### Direction:
Please report every line from the material that contains the word "LaTeX".

### Material supplied:
+++

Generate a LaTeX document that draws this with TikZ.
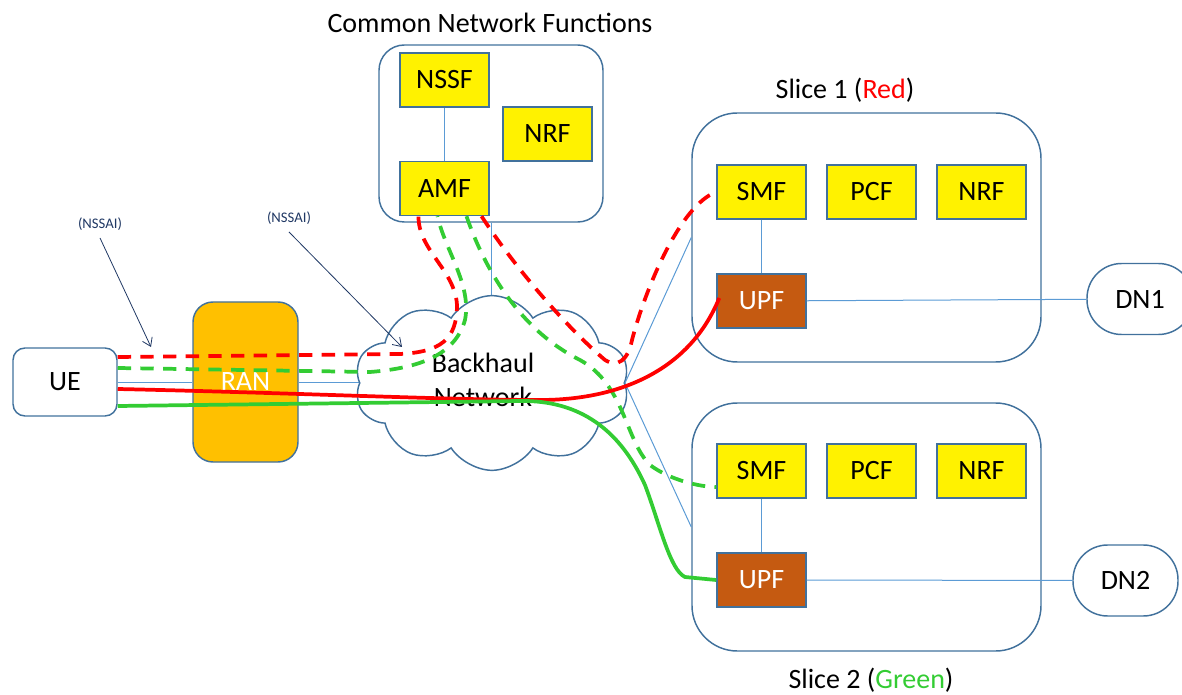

+++

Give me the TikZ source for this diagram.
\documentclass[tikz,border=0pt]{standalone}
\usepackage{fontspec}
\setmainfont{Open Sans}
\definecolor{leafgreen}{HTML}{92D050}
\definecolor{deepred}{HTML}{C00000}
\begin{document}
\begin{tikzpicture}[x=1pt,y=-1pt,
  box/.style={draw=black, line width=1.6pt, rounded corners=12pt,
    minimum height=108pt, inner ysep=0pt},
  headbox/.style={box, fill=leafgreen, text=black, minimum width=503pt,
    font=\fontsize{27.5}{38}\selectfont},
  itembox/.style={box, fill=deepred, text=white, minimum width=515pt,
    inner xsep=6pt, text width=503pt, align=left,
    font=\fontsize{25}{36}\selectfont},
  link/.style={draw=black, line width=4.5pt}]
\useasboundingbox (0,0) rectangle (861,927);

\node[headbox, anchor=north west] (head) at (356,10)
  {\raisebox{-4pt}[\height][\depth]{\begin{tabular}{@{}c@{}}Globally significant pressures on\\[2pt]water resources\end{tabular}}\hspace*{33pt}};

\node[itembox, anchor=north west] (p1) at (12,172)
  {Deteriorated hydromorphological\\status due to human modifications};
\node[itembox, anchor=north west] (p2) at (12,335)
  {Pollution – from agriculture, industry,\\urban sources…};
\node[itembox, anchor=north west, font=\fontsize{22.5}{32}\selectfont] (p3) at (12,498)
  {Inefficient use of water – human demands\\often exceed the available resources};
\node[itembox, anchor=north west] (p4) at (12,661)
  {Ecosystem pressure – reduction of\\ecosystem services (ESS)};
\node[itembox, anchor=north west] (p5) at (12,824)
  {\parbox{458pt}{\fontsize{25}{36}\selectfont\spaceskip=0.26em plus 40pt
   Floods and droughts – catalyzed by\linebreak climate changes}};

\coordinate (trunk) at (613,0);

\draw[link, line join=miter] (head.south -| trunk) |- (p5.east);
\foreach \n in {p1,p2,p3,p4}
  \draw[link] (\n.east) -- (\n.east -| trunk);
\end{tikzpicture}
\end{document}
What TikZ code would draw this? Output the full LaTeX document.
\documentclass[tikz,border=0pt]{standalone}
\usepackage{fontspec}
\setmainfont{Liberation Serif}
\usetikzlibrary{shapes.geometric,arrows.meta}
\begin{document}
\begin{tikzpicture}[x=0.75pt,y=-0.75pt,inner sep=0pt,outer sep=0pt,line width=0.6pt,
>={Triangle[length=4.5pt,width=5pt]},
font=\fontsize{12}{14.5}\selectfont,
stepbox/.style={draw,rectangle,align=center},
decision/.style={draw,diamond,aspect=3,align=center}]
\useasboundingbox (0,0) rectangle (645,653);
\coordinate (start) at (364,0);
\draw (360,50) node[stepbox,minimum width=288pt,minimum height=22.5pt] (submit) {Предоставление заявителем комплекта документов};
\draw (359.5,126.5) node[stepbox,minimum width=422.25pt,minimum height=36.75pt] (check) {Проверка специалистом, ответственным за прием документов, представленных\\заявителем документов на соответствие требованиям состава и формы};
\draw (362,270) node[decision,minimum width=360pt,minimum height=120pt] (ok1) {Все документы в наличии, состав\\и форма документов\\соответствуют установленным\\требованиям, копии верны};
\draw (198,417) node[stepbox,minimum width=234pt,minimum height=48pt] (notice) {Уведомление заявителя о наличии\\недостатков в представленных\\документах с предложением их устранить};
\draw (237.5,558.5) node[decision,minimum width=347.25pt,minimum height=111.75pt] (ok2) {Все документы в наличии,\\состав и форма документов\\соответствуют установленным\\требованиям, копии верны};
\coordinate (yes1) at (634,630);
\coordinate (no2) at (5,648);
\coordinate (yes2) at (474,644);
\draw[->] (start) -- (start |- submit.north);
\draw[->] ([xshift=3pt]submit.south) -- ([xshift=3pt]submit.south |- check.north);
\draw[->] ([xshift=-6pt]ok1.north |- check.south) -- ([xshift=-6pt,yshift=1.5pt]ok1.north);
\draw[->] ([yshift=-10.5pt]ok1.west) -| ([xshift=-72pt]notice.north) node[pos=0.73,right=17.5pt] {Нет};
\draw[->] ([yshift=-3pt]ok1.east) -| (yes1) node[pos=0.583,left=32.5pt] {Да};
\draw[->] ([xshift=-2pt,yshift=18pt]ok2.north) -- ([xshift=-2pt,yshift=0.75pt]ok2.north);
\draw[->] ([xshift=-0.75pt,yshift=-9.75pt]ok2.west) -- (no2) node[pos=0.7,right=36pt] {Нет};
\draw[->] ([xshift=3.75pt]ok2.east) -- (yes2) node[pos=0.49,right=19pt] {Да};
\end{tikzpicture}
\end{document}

+++

### Correct result:
Generate a LaTeX document that draws this with TikZ.
What TikZ code would draw this? Output the full LaTeX document.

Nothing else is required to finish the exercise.